Will a 'broadband bloodbath' be good for advertisers?

Charles Dunstone, the chief executive of Carphone Warehouse, heralded his latest initiative as a true tipping point. At least one analyst in the City, as reported by the unusually excitable business pages of the quality press, referred to it as the harbinger of a "broadband bloodbath". One thing's for sure - we're in for an interesting summer in the telecoms business. And, indeed, this could have more than a few implications for the advertising and media markets, too.

The initiative is, of course, Carphone's launch of its "free" broadband offer. Talk Talk customers can now sign up to a package costing £21 a month that will include unlimited local and national calls plus an eight-megabyte broadband connection. That's fast - especially considering some internet service providers are still marketing "broadband" connections effectively offering less than one meg.

AOL's equivalent offer (free calls plus eight-meg broadband) costs just under £50. Cable, perhaps surprisingly, is even more expensive. Comparable packages from both ntl and Telewest have been priced at around the £60-a-month mark.

Rival companies spent last week concocting some ferocious anti-Talk Talk spin. They made much of the fact that the Talk Talk package also includes a one-off connection fee of £29.99. And that users must sign up for an 18-month contract.

Then they argued that, over the long term, the winners in the internet service business would be those with a strong brand and a long-established reputation for technological excellence and reliability.

Many observers, however, reckoned this was mere whistling in the wind.

A more common analysis was that, even factoring in Carphone's hype, it's not hard to believe we're on the threshold of a new era. A price war is now almost inevitable.

1. Broadband penetration in the UK is higher than in any other G8 nation, though we aren't even close to rivalling the likes of Singapore and other Pacific Rim countries that have invested heavily in telecoms infrastructure.
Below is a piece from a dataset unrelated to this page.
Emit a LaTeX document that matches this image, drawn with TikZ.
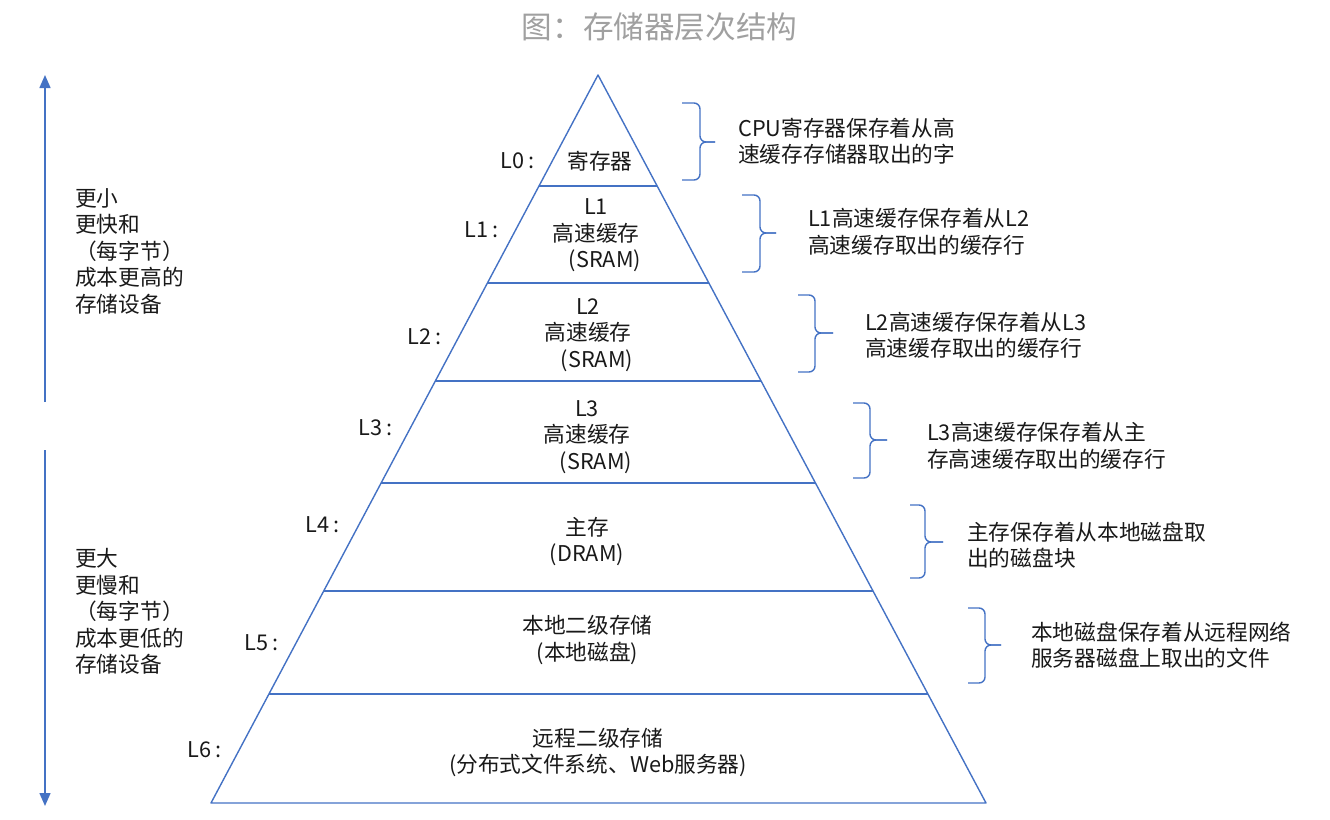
\documentclass[tikz,border=0pt]{standalone}
\usepackage{fontspec}
\setmainfont{Noto Sans CJK SC}
\usetikzlibrary{arrows.meta,calc}
\definecolor{pblue}{RGB}{68,114,196}
\definecolor{tgray}{RGB}{160,160,160}
\definecolor{txt}{RGB}{25,25,25}
\newcommand\mybrace[7]{%
 \coordinate (#1a) at (#2,#5);
 \coordinate (#1b) at (#3,#5);
 \coordinate (#1c) at (#3,#6);
 \coordinate (#1d) at (#4,#6);
 \coordinate (#1e) at (#3,#7);
 \coordinate (#1f) at (#2,#7);
 \draw[brc] (#1a) -- (#1b) -- (#1c) -- (#1d);
 \draw[brc] (#1f) -- (#1e) -- (#1c) -- (#1d);
}
\begin{document}
\begin{tikzpicture}[x=1pt,y=-1pt,
  line/.style={draw=pblue,line width=1.4pt},
  body/.style={font=\fontsize{21.7}{26.5}\selectfont,text=txt,inner sep=0pt},
  lbl/.style={body,anchor=east},
  note/.style={body,anchor=west,align=left},
  lvl/.style={body,align=center},
  brc/.style={draw=pblue,line width=1.4pt,rounded corners=6pt,line join=round}
]
\useasboundingbox (0,0) rectangle (1330,819);

% title
\node[font=\fontsize{30.6}{34}\selectfont,text=tgray,inner sep=0pt] (title) at (659.5,27) {图：存储器层次结构};

% pyramid
\coordinate (A) at (598,75);
\coordinate (BL) at (211,803);
\coordinate (BR) at (986,803);
\draw[line,line join=round] (A) -- (BL) -- (BR) -- cycle;
\foreach \t [count=\i] in {0.1525,0.2857,0.4203,0.5604,0.7088,0.8503}{
  \path (A) -- (BL) coordinate[pos=\t] (l\i);
  \path (A) -- (BR) coordinate[pos=\t] (r\i);
  \draw[line] (l\i) -- (r\i);
}

% level texts
\node[body] (t0) at (600,161) {寄存器};
\node[lvl] (t1) at (596,235.5) {L1\\高速缓存\\\hspace*{18pt}(SRAM)};
\node[lvl] (t2) at (588,335) {L2\\高速缓存\\\hspace*{18pt}(SRAM)};
\node[lvl] (t3) at (587,437) {L3\\高速缓存\\\hspace*{18pt}(SRAM)};
\node[lvl] (t4) at (587,541.5) {主存\\(DRAM)};
\node[lvl] (t5) at (587.5,640) {本地二级存储\\(本地磁盘)};
\node[lvl] (t6) at (598,752.5) {远程二级存储\\(分布式文件系统、Web服务器)};

% level labels
\node[lbl] (L0) at (535,161) {L0\hspace{4pt}:};
\node[lbl] (L1) at (499,230) {L1\hspace{4pt}:};
\node[lbl] (L2) at (442,337) {L2\hspace{4pt}:};
\node[lbl] (L3) at (393,428) {L3\hspace{4pt}:};
\node[lbl] (L4) at (340,525) {L4\hspace{4pt}:};
\node[lbl] (L5) at (279,643) {L5\hspace{4pt}:};
\node[lbl] (L6) at (222,750) {L6\hspace{4pt}:};

% braces
\mybrace{b0}{682}{700}{715}{103}{142}{180}
\mybrace{b1}{742}{760}{776}{195}{233}{272}
\mybrace{b2}{798}{815}{833}{295}{333}{372}
\mybrace{b3}{853}{870}{887}{403}{440}{478}
\mybrace{b4}{910}{925}{943}{505}{542}{578}
\mybrace{b5}{968}{985}{1001}{608}{645}{683}

% notes
\node[note] (n0) at (738,141) {CPU寄存器保存着从高\\速缓存存储器取出的字};
\node[note] (n1) at (808,231.5) {L1高速缓存保存着从L2\\高速缓存取出的缓存行};
\node[note] (n2) at (865,335) {L2高速缓存保存着从L3\\高速缓存取出的缓存行};
\node[note] (n3) at (927,445.5) {L3高速缓存保存着从主\\存高速缓存取出的缓存行};
\node[note] (n4) at (967,545) {主存保存着从本地磁盘取\\出的磁盘块};
\node[note] (n5) at (1031,645) {本地磁盘保存着从远程网络\\服务器磁盘上取出的文件};

% left arrows
\coordinate (u0) at (45,402);
\coordinate (u1) at (45,75);
\coordinate (d0) at (45,450);
\coordinate (d1) at (45,806);
\draw[line,-{Triangle[length=13pt,width=11pt]}] (u0) -- (u1);
\draw[line,-{Triangle[length=13pt,width=11pt]}] (d0) -- (d1);

% left texts
\node[note] (s1) at (75,251) {更小\\更快和\\（每字节）\\成本更高的\\存储设备};
\node[note] (s2) at (75,611.5) {更大\\更慢和\\（每字节）\\成本更低的\\存储设备};
\end{tikzpicture}
\end{document}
Many of the UK's ISPs have to work very hard indeed, making clever use of new switching technologies, to squeeze broadband performance out of an ageing infrastructure of copper wires.
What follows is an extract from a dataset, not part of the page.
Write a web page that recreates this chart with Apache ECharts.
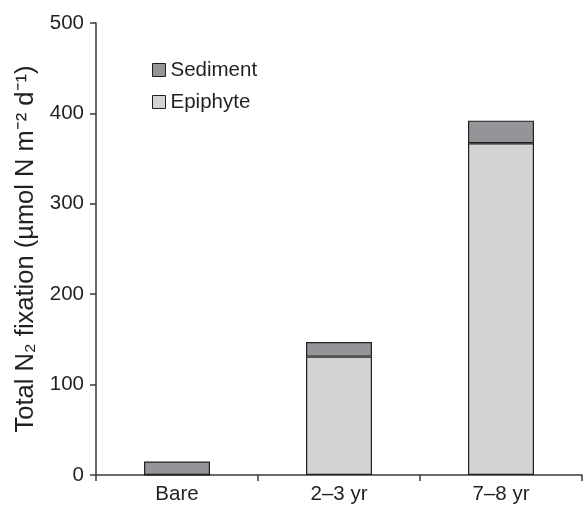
<!DOCTYPE html>
<html>
<head>
<meta charset="utf-8">
<script src="https://cdn.jsdelivr.net/npm/echarts@6/dist/echarts.min.js"></script>
<style>html,body{margin:0;padding:0;background:#fff}#c{width:583px;height:505px}</style>
</head>
<body>
<div id="c"></div>
<script>
var categories = ['Bare', '2\u20133 yr', '7\u20138 yr'];
var epiphyte = [0, 131, 367];
var sediment = [15, 16, 25];
var yTicks = { min: 0, max: 500, interval: 100 };

var font = '"Liberation Sans", Arial, sans-serif';
var ink = '#231f20';
var chart = echarts.init(document.getElementById('c'), null, { renderer: 'canvas' });
chart.setOption({
  animation: false,
  backgroundColor: '#fff',
  grid: { left: 96, right: 1, top: 23, bottom: 28, containLabel: false },
  legend: {
    orient: 'vertical', left: 152, top: 59, padding: 0,
    itemWidth: 13, itemHeight: 13, itemGap: 10,
    icon: 'rect',
    data: ['Sediment', 'Epiphyte'],
    itemStyle: { borderColor: ink, borderWidth: 1 },
    textStyle: { fontFamily: font, fontSize: 20.5, color: ink, lineHeight: 22, padding: [0, 0, 0, 0] }
  },
  xAxis: {
    type: 'category', data: categories,
    axisLine: { show: true, lineStyle: { color: '#3a3a3a', width: 1.5 } },
    axisTick: { show: true, length: 6, lineStyle: { color: '#3a3a3a', width: 1.5 } },
    axisLabel: { fontFamily: font, fontSize: 20.5, color: ink, margin: 9 }
  },
  yAxis: {
    type: 'value', min: yTicks.min, max: yTicks.max, interval: yTicks.interval,
    name: 'Total N\u2082 fixation (\u00b5mol N m\u207b\u00b2 d\u207b\u00b9)',
    nameLocation: 'middle', nameGap: 55,
    nameTextStyle: { fontFamily: font, fontSize: 25.5, color: ink },
    axisLine: { show: true, lineStyle: { color: '#3a3a3a', width: 1.5 } },
    axisTick: { show: true, length: 6, lineStyle: { color: '#3a3a3a', width: 1.5 } },
    axisLabel: { fontFamily: font, fontSize: 20.5, color: ink, margin: 12 },
    splitLine: { show: false }
  },
  series: [
    {
      name: 'Epiphyte', type: 'bar', stack: 'total', data: epiphyte, barWidth: 66,
      itemStyle: { color: '#d1d3d4', borderColor: ink, borderWidth: 1.2 }
    },
    {
      name: 'Sediment', type: 'bar', stack: 'total', data: sediment, barWidth: 66,
      itemStyle: { color: '#939598', borderColor: ink, borderWidth: 1.2 }
    }
  ]
});
</script>
</body>
</html>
2. By the end of 2002, just under 12 million homes had a dial-up internet connection, while fewer than than two million had broadband. The crossover point came in the second quarter of 2005, when, for the first time, there were as many broadband as dial-up connections - around 7.5 million of each. Ofcom found that in November 2005, 57 per cent of all internet connections were broadband, 6.4 million were via DSL switching technologies down telephone wires and 2.5 million were via cable.

3. The big factor in this latest chapter of the broadband revolution is legislation compelling BT to open up what is known as the "local loop" - local telephone exchanges and the wires leading from these exchanges to people's houses. Previously, this had only been partially liberalised - and internet service providers had to buy connectivity on a wholesale basis from BT. Now the likes of Talk Talk can install their own switching equipment in exchanges.
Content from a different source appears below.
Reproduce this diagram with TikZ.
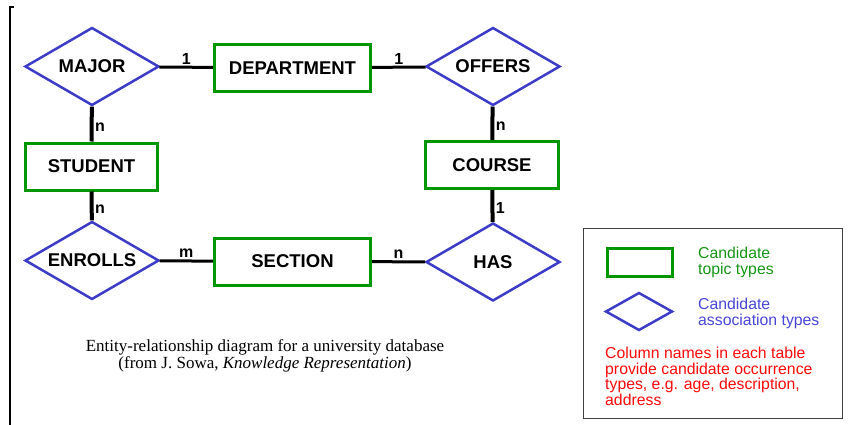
\documentclass[tikz,border=0pt]{standalone}
\usepackage{fontspec}
\setmainfont{Liberation Sans}
\newfontfamily\capserif{Liberation Serif}
\usetikzlibrary{shapes.geometric}
\definecolor{egreen}{RGB}{0,150,0}
\definecolor{rblue}{RGB}{60,60,200}
\definecolor{lgreen}{RGB}{20,150,20}
\definecolor{lblue}{RGB}{70,70,215}
\definecolor{lred}{RGB}{250,10,10}
\begin{document}
\begin{tikzpicture}[x=1pt,y=-1pt,
 ent/.style={draw=egreen, line width=3pt, fill=white, inner sep=0pt,
   font=\fontsize{18.5}{20}\selectfont\bfseries, minimum height=47pt},
 rel/.style={draw=rblue, line width=2.5pt, diamond, aspect=1.7, inner sep=0pt,
   minimum width=134pt, minimum height=78pt, fill=white,
   font=\fontsize{18.5}{20}\selectfont\bfseries},
 link/.style={line width=3pt},
 vlink/.style={line width=4pt},
 card/.style={font=\fontsize{16}{16}\selectfont\bfseries, inner sep=1.5pt},
 legtext/.style={anchor=north west, inner sep=0pt, align=left,
   font=\fontsize{15.8}{15.6}\selectfont},
]
\useasboundingbox (0,0) rectangle (848,425);

% left bracket line
\draw[line width=2pt] (13.5,7) -- (10,7) -- (10,425);

% entities
\node[ent, minimum width=156pt] (dept) at (292.5,68) {DEPARTMENT};
\node[ent, minimum width=132pt] (student) at (91.5,166.5) {STUDENT};
\node[ent, minimum width=133pt] (course) at (492,165) {COURSE};
\node[ent, minimum width=156pt] (section) at (292.5,261.5) {SECTION};

% relationships
\node[rel] (major) at (92,66.5) {MAJOR};
\node[rel] (offers) at (493,66.5) {OFFERS};
\node[rel] (enrolls) at (92,260.5) {ENROLLS};
\node[rel] (has) at (493,262) {HAS};

% connectors
\draw[link] (major) -- node[card, above] {1} (dept);
\draw[link] (dept) -- node[card, above] {1} (offers);
\draw[vlink] (major) -- node[card, right, pos=.58] {n} (student);
\draw[vlink] (offers) -- node[card, right, pos=.58] {n} (course);
\draw[vlink] (student) -- node[card, right, pos=.6] {n} (enrolls);
\draw[vlink] (course) -- node[card, right, pos=.55] {1} (has);
\draw[link] (enrolls) -- node[card, above] {m} (section);
\draw[link] (section) -- node[card, above] {n} (has);

% caption
\node[align=center, inner sep=0pt, font=\capserif\fontsize{17}{17.5}\selectfont] (caption) at (265,356)
 {Entity-relationship diagram for a university database\\(from J. Sowa, \textit{Knowledge Representation})};

% legend
\node[draw=black!75, line width=1.2pt, minimum width=259pt, minimum height=190pt, inner sep=0pt] (legend) at (713,323.5) {};
\node[draw=egreen, line width=3pt, minimum width=65pt, minimum height=28pt, inner sep=0pt] (legent) at (640,262.5) {};
\node[draw=rblue, line width=2.5pt, diamond, aspect=1.7, minimum width=67pt, minimum height=38pt, inner sep=0pt] (legrel) at (639,311.5) {};
\node[legtext, text=lgreen] (legenttext) at (698,247) {Candidate\\topic types};
\node[legtext, text=lblue] (legreltext) at (698,298) {Candidate\\association types};
\node[legtext, text=lred] (legocctext) at (605,347) {Column names in each table\\provide candidate occurrence\\types, e.g. age, description,\\address};
\end{tikzpicture}
\end{document}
4. Broadband was an important factor in ntl's proposed takeover of Virgin Mobile. The cable operator believes that the winners in an evolving market will be companies able to offer the most comprehensive packages.

5. BSkyB has also signalled its intention to be a major player in broadband with its recent acquisition of Easynet, a telecoms company with one of the largest networks of high-capacity fibre-optic cable in the UK. It intends to use this network as the basic building block of a hybrid network that will also access local loop telephony wires as it expands - it already has access to 232 unbundled BT exchanges. It will launch a broadband service in the second half of 2006.

6. Other ISPs such as AOL, Wanadoo, Bulldog and BT will almost certainly be drawn into a price war.

7. The importance of broadband to the media industry was underlined last week when Disney announced that, for a two-month trial period, it was to offer via broadband some of its most popular shows (such as Desperate Housewives and Lost) the day after broadcast on its main US network ABC. Major advertisers including Procter & Gamble are already on board.

UK CONSUMERS

- Despite attempts (stretching back at least two decades) to free up the UK's telecoms market, BT has always managed to maintain vestiges of its old monopoly status and, according to its fiercest critics, has consistently abused its dominant position.

- The bottom line is that we have been paying far too much for even basic services, such as local telephone calls. More reasonable prices will stimulate greater uptake and use of a range of services, including broadband.

- The downside is that the industry may enter a volatile boom-bust cycle. It's irritating to have to change your e-mail address every few months.

INTERNET SERVICE PROVIDERS

- Those talking of a bloodbath may well be right. If a ferocious price war breaks out, prices may well drop way below sustainable levels - and there will inevitably be casualties.

ADVERTISERS

- Despite the phenomenal growth in internet advertising in recent months, it is still far from a mainstream activity. The most recent Internet Advertising Bureau figures showed UK internet advertising spend up by almost 70 per cent year on year. What was less well publicised was the fact that brand-led FMCG advertising on the web was up by only 0.1 per cent.

- Mainstream brand advertising will not begin to grow until there's a richer range of content and an increasingly sophisticated palette of creative options available. Faster broadband available on a wider basis may deliver exactly that to a mass audience.